Byron got married to one of our fans and had two amazing kids. I moved to San Francisco and eventually found my own soul mate and now we have a wonderful son of our own. Years later, the drive to create music fell upon me once again and I traveled up the road to join Byron with Missy, our incredible keyboardist, to turn the crazy new dream of a rock opera about a planet in love with its atmosphere into a reality. It’s called Planet and Sky, a cosmic rock opera and you can still find it online if you google it (and you really should). Byron sang lead on a couple songs and it was all done in his home studio with his expert hand on the controls. I was going through some new issues in my life, and he was the rock I needed. He was always there for me.
Byron was always a bit of a workaholic. He threw himself into everything and always had multiple projects in full swing simultaneously, while also writing and playing music and writing a few epic novels on the side. He bought a company that eventually ran aground and was trying to put it out of its misery gracefully while also working full time for the state. I had fallen a little out of touch and didn’t realize that this strong, superhuman dude I loved all my life was in genuine crisis. He had a nightmare boss and he wasn’t coping well. He was trying to get paperwork filled out for a FMLA extended leave and the stress of that is apparently what led to the phone call I got this morning. It was his adult daughter, and he’d had a heart attack at age 62. At this time, all I know is he’s in the hospital, unconscious, and on a ventilator. It seems inconceivable to me. Byron is like a god to me. Full of astounding vigor and capable of anything. A vegan who rarely drinks and works out every day. People like him don’t have heart attacks. Until they do.
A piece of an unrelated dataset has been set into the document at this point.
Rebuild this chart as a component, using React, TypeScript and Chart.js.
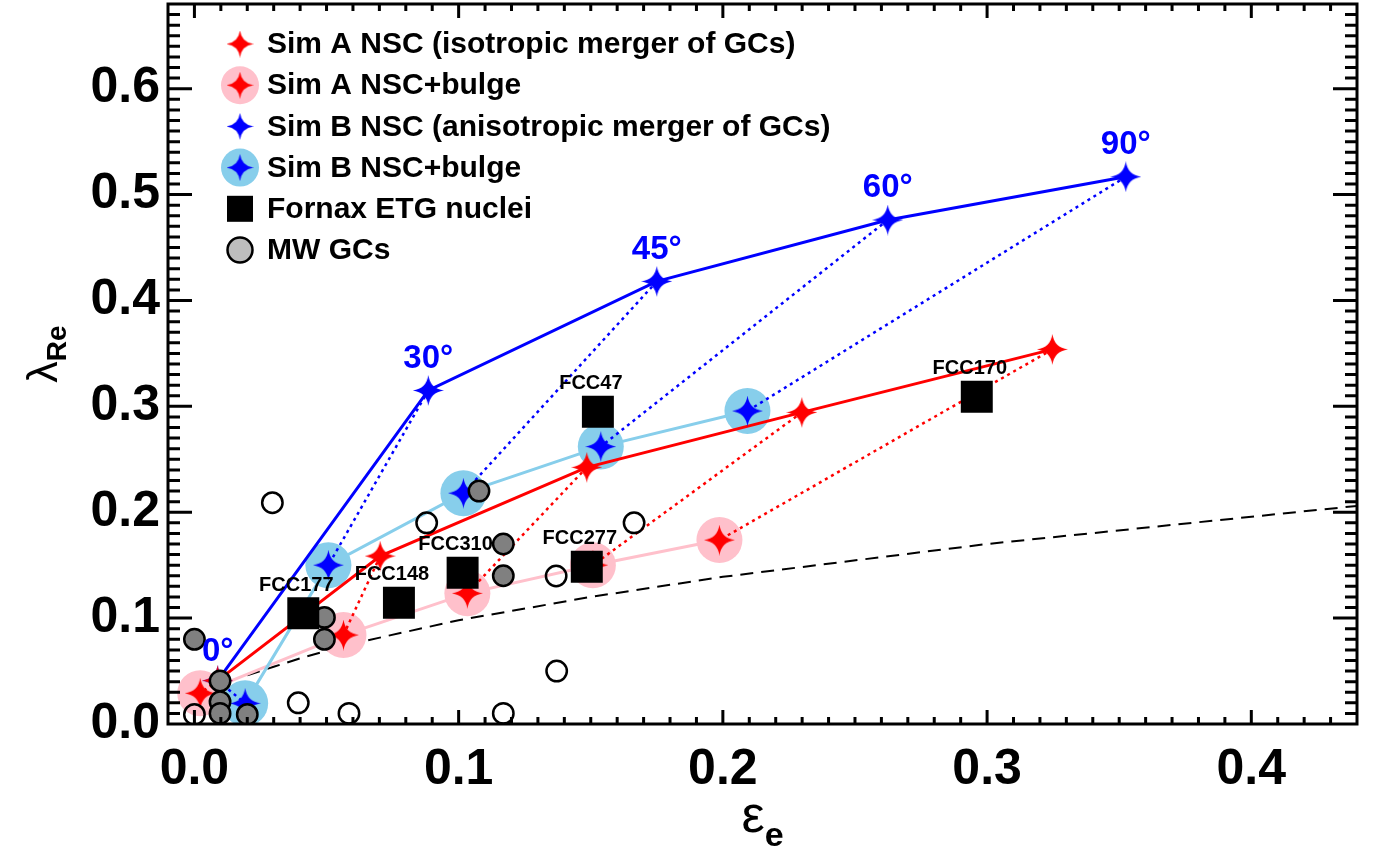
import { useEffect, useRef } from "react";
import { Chart, registerables } from "chart.js";
Chart.register(...registerables);

// ---------------- data ----------------
const simANscEps = [0.0088, 0.0703, 0.1485, 0.2299, 0.3247];
const simANscLam = [0.041, 0.1586, 0.2424, 0.2943, 0.3538];
const simABulgeEps = [0.0022, 0.0564, 0.1033, 0.1508, 0.1987];
const simABulgeLam = [0.029, 0.084, 0.1234, 0.15, 0.1737];
const simBNscEps = [0.0088, 0.0885, 0.175, 0.2624, 0.3525];
const simBNscLam = [0.041, 0.315, 0.418, 0.476, 0.5168];
const simBBulgeEps = [0.0192, 0.0507, 0.1018, 0.1538, 0.2093];
const simBBulgeLam = [0.0195, 0.15, 0.218, 0.262, 0.2956];
const angleLabels = ["0°", "30°", "45°", "60°", "90°"];

const fornaxNames = ["FCC177", "FCC148", "FCC310", "FCC47", "FCC277", "FCC170"];
const fornaxEps = [0.0412, 0.0774, 0.1015, 0.1527, 0.1485, 0.2961];
const fornaxLam = [0.1045, 0.1146, 0.1429, 0.295, 0.1486, 0.309];

const mwFilledEps = [0.0, 0.0097, 0.0097, 0.0097, 0.02, 0.0492, 0.0492, 0.1077, 0.1169, 0.1169];
const mwFilledLam = [0.08, 0.0406, 0.021, 0.01, 0.009, 0.1007, 0.08, 0.22, 0.17, 0.14];
const mwOpenEps = [0.0, 0.0295, 0.0393, 0.0585, 0.0879, 0.1169, 0.1369, 0.1371, 0.1664];
const mwOpenLam = [0.009, 0.209, 0.02, 0.01, 0.19, 0.01, 0.1398, 0.05, 0.19];

const thresholdEps = [0.02, 0.03, 0.04, 0.06, 0.1, 0.15, 0.2, 0.3, 0.44];
const thresholdLam = [0.046, 0.054, 0.062, 0.076, 0.098, 0.12, 0.139, 0.17, 0.206];

const xTickValues = [0.0, 0.1, 0.2, 0.3, 0.4];
const yTickValues = [0.0, 0.1, 0.2, 0.3, 0.4, 0.5, 0.6];

const legendLabels = [
  "Sim A NSC (isotropic merger of GCs)",
  "Sim A NSC+bulge",
  "Sim B NSC (anisotropic merger of GCs)",
  "Sim B NSC+bulge",
  "Fornax ETG nuclei",
  "MW GCs",
];

// ---------------- styles ----------------
const W = 1374;
const H = 857;
const FONT = "'Liberation Sans', Arial, Helvetica, sans-serif";
const RED = "#ff0000";
const BLUE = "#0000ff";
const PINK = "#ffc0cb";
const SKY = "#87ceeb";
const GRAY = "#808080";
const X_MIN = -0.01;
const X_MAX = 0.44;
const Y_MIN = 0;
const Y_MAX = 0.68;
const angleLabelDy = [-29, -32, -32, -32, -32];
const fccLabelDx = -7;
const fccLabelDy = -28;

function makeStar(size: number, color: string): HTMLCanvasElement {
  const c = document.createElement("canvas");
  c.width = size;
  c.height = size;
  const ctx = c.getContext("2d")!;
  const r = size / 2;
  const k = 0.12 * r;
  ctx.fillStyle = color;
  ctx.beginPath();
  ctx.moveTo(r, 0);
  ctx.quadraticCurveTo(r + k, r - k, size, r);
  ctx.quadraticCurveTo(r + k, r + k, r, size);
  ctx.quadraticCurveTo(r - k, r + k, 0, r);
  ctx.quadraticCurveTo(r - k, r - k, r, 0);
  ctx.closePath();
  ctx.fill();
  return c;
}

const zip = (xs: number[], ys: number[]) => xs.map((x, i) => ({ x, y: ys[i] }));

function pairSegments(ax: number[], ay: number[], bx: number[], by: number[]) {
  const out: any[] = [];
  ax.forEach((x, i) => {
    out.push({ x, y: ay[i] });
    out.push({ x: bx[i], y: by[i] });
    out.push({ x: bx[i], y: null });
  });
  return out;
}

const zeroPad = (s: any) => {
  s.paddingTop = 0;
  s.paddingBottom = 0;
  s.paddingLeft = 0;
  s.paddingRight = 0;
};

export default function App() {
  const ref = useRef<HTMLCanvasElement>(null);

  useEffect(() => {
    const canvas = ref.current!;
    const redStar = makeStar(31, RED);
    const blueStar = makeStar(31, BLUE);
    const redStarL = makeStar(27, RED);
    const blueStarL = makeStar(27, BLUE);

    const decor = {
      id: "decor",
      afterDatasetsDraw(chart: any) {
        const { ctx, scales } = chart;
        const x = scales.x;
        const y = scales.y;
        ctx.save();
        ctx.fillStyle = BLUE;
        ctx.font = `bold 33px ${FONT}`;
        ctx.textAlign = "center";
        ctx.textBaseline = "middle";
        angleLabels.forEach((t, i) => {
          const px = x.getPixelForValue(simBNscEps[i]);
          const py = y.getPixelForValue(simBNscLam[i]);
          ctx.fillText(t, px, py + angleLabelDy[i]);
        });
        ctx.fillStyle = "#000";
        ctx.font = `bold 20px ${FONT}`;
        fornaxNames.forEach((t, i) => {
          const px = x.getPixelForValue(fornaxEps[i]);
          const py = y.getPixelForValue(fornaxLam[i]);
          ctx.fillText(t, px + fccLabelDx, py + fccLabelDy);
        });
        ctx.restore();
      },
      afterDraw(chart: any) {
        const { ctx, chartArea, scales } = chart;
        const { left, right, top, bottom } = chartArea;
        const x = scales.x;
        const y = scales.y;
        ctx.save();
        ctx.strokeStyle = "#000";
        ctx.lineWidth = 3;
        ctx.lineCap = "butt";
        for (let i = -1; i <= 44; i++) {
          const px = x.getPixelForValue(i / 100);
          if (px < left + 1 || px > right - 1) continue;
          const len = i % 10 === 0 ? 14 : 7;
          ctx.beginPath();
          ctx.moveTo(px, bottom);
          ctx.lineTo(px, bottom - len);
          ctx.moveTo(px, top);
          ctx.lineTo(px, top + len);
          ctx.stroke();
        }
        for (let i = 0; i <= 68; i++) {
          const py = y.getPixelForValue(i / 100);
          if (py < top + 1 || py > bottom - 1) continue;
          const len = i % 10 === 0 ? 24 : 12;
          ctx.beginPath();
          ctx.moveTo(left, py);
          ctx.lineTo(left + len, py);
          ctx.moveTo(right, py);
          ctx.lineTo(right - len, py);
          ctx.stroke();
        }
        ctx.strokeRect(left, top, right - left, bottom - top);

        // axis titles
        ctx.fillStyle = "#000";
        ctx.textAlign = "left";
        ctx.textBaseline = "alphabetic";
        ctx.font = `52px ${FONT}`;
        const we = ctx.measureText("ε").width;
        ctx.font = `bold 34px ${FONT}`;
        const wsub = ctx.measureText("e").width;
        const cx = (left + right) / 2;
        const sx = cx - (we + wsub) / 2;
        ctx.font = `52px ${FONT}`;
        ctx.fillText("ε", sx, 832);
        ctx.font = `bold 34px ${FONT}`;
        ctx.fillText("e", sx + we, 846);

        ctx.translate(42, 354);
        ctx.rotate(-Math.PI / 2);
        ctx.font = `43px ${FONT}`;
        const wl = ctx.measureText("λ").width;
        ctx.font = `bold 28px ${FONT}`;
        const wr = ctx.measureText("Re").width;
        const st = -(wl + wr) / 2;
        ctx.font = `43px ${FONT}`;
        ctx.fillText("λ", st, 15);
        ctx.font = `bold 28px ${FONT}`;
        ctx.fillText("Re", st + wl, 24);
        ctx.setTransform(1, 0, 0, 1, 0, 0);

        // legend
        const sxL = 240;
        const txL = 267;
        legendLabels.forEach((t, i) => {
          const ry = 44 + 41.2 * i;
          if (i === 1 || i === 3) {
            ctx.fillStyle = i === 1 ? PINK : SKY;
            ctx.beginPath();
            ctx.arc(sxL, ry, 19, 0, Math.PI * 2);
            ctx.fill();
          }
          if (i <= 3) {
            const img = i < 2 ? redStarL : blueStarL;
            ctx.drawImage(img, sxL - img.width / 2, ry - img.height / 2);
          } else if (i === 4) {
            ctx.fillStyle = "#000";
            ctx.fillRect(sxL - 13, ry - 13, 26, 26);
          } else {
            ctx.fillStyle = "#bdbdbd";
            ctx.strokeStyle = "#000";
            ctx.lineWidth = 2.5;
            ctx.beginPath();
            ctx.arc(sxL, ry, 12.5, 0, Math.PI * 2);
            ctx.fill();
            ctx.stroke();
          }
          ctx.fillStyle = "#000";
          ctx.font = `bold 30px ${FONT}`;
          ctx.textAlign = "left";
          ctx.textBaseline = "middle";
          ctx.fillText(t, txL, ry + 1);
        });
        ctx.restore();
      },
    };

    const tickFont = { family: FONT, size: 50, weight: "bold" as const };

    const chart = new Chart(canvas, {
      type: "scatter",
      data: {
        datasets: [
          {
            label: "threshold",
            data: zip(thresholdEps, thresholdLam),
            showLine: true,
            borderColor: "#000",
            borderWidth: 2,
            borderDash: [13, 8],
            pointRadius: 0,
            order: 100,
          },
          {
            label: "Sim A NSC+bulge",
            data: zip(simABulgeEps, simABulgeLam),
            showLine: true,
            borderColor: PINK,
            borderWidth: 3,
            pointRadius: 23,
            pointBackgroundColor: PINK,
            pointBorderWidth: 0,
            order: 90,
          },
          {
            label: "Sim B NSC+bulge",
            data: zip(simBBulgeEps, simBBulgeLam),
            showLine: true,
            borderColor: SKY,
            borderWidth: 3,
            pointRadius: 23,
            pointBackgroundColor: SKY,
            pointBorderWidth: 0,
            order: 80,
          },
          {
            label: "red dotted",
            data: pairSegments(simANscEps, simANscLam, simABulgeEps, simABulgeLam),
            showLine: true,
            spanGaps: false,
            borderColor: RED,
            borderWidth: 2.5,
            borderDash: [3, 4],
            pointRadius: 0,
            order: 70,
          },
          {
            label: "blue dotted",
            data: pairSegments(simBNscEps, simBNscLam, simBBulgeEps, simBBulgeLam),
            showLine: true,
            spanGaps: false,
            borderColor: BLUE,
            borderWidth: 2.5,
            borderDash: [3, 4],
            pointRadius: 0,
            order: 70,
          },
          {
            label: "Sim A NSC line",
            data: zip(simANscEps, simANscLam),
            showLine: true,
            borderColor: RED,
            borderWidth: 3,
            pointRadius: 0,
            order: 60,
          },
          {
            label: "Sim B NSC line",
            data: zip(simBNscEps, simBNscLam),
            showLine: true,
            borderColor: BLUE,
            borderWidth: 3,
            pointRadius: 0,
            order: 60,
          },
          {
            label: "Sim A bulge stars",
            data: zip(simABulgeEps, simABulgeLam),
            pointStyle: redStar as any,
            order: 50,
          },
          {
            label: "Sim B bulge stars",
            data: zip(simBBulgeEps, simBBulgeLam),
            pointStyle: blueStar as any,
            order: 50,
          },
          {
            label: "Sim B NSC",
            data: zip(simBNscEps, simBNscLam),
            pointStyle: blueStar as any,
            order: 41,
          },
          {
            label: "Sim A NSC",
            data: zip(simANscEps, simANscLam),
            pointStyle: redStar as any,
            order: 40,
          },
          {
            label: "MW GCs open",
            data: zip(mwOpenEps, mwOpenLam),
            pointStyle: "circle",
            pointRadius: 10.2,
            pointBackgroundColor: "rgba(0,0,0,0)",
            pointBorderColor: "#000",
            pointBorderWidth: 2.5,
            order: 30,
          },
          {
            label: "MW GCs",
            data: zip(mwFilledEps, mwFilledLam),
            pointStyle: "circle",
            pointRadius: 10.2,
            pointBackgroundColor: GRAY,
            pointBorderColor: "#000",
            pointBorderWidth: 2.5,
            order: 29,
          },
          {
            label: "Fornax ETG nuclei",
            data: zip(fornaxEps, fornaxLam),
            pointStyle: "rect",
            pointRadius: 22.6,
            pointBackgroundColor: "#000",
            pointBorderWidth: 0,
            order: 20,
          },
        ],
      },
      options: {
        responsive: false,
        devicePixelRatio: 1,
        animation: false,
        events: [],
        layout: { autoPadding: false, padding: { left: 0, right: 17, top: 4, bottom: 0 } },
        plugins: { legend: { display: false }, tooltip: { enabled: false } },
        scales: {
          x: {
            type: "linear",
            min: X_MIN,
            max: X_MAX,
            afterFit: (s: any) => {
              s.height = 133;
              zeroPad(s);
            },
            afterBuildTicks: (s: any) => {
              s.ticks = xTickValues.map((v) => ({ value: v }));
            },
            grid: { display: false, drawTicks: false },
            border: { display: false },
            ticks: {
              font: tickFont,
              color: "#000",
              padding: 16,
              maxRotation: 0,
              autoSkip: false,
              callback: (v: any) => Number(v).toFixed(1),
            },
          },
          y: {
            type: "linear",
            min: Y_MIN,
            max: Y_MAX,
            afterFit: (s: any) => {
              s.width = 168;
              zeroPad(s);
            },
            afterBuildTicks: (s: any) => {
              s.ticks = yTickValues.map((v) => ({ value: v }));
            },
            grid: { display: false, drawTicks: false },
            border: { display: false },
            ticks: {
              font: tickFont,
              color: "#000",
              padding: 8,
              autoSkip: false,
              callback: (v: any) => Number(v).toFixed(1),
            },
          },
        },
      },
      plugins: [decor],
    } as any);
    return () => chart.destroy();
  }, []);

  return (
    <div style={{ position: "absolute", left: 0, top: 0, width: W, height: H, background: "#fff" }}>
      <canvas ref={ref} width={W} height={H} style={{ width: W, height: H, display: "block" }} />
    </div>
  );
}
I’ve never been a prolific writer or creator. My diaries here are few and far between and rarely get much notice, though I jump in the comments fairly often. This is my community though, and right now I need some love because this is really hard. I don’t really believe in prayer, but I do believe in hope and I need it more than ever before. I guess I just hope a few of you out there who’ve been through shocks like this can feel for me. It feels selfish to worry more about my own feelings than his wonderful wife and kids, but the man is my dearest brother and I’m dying inside right now.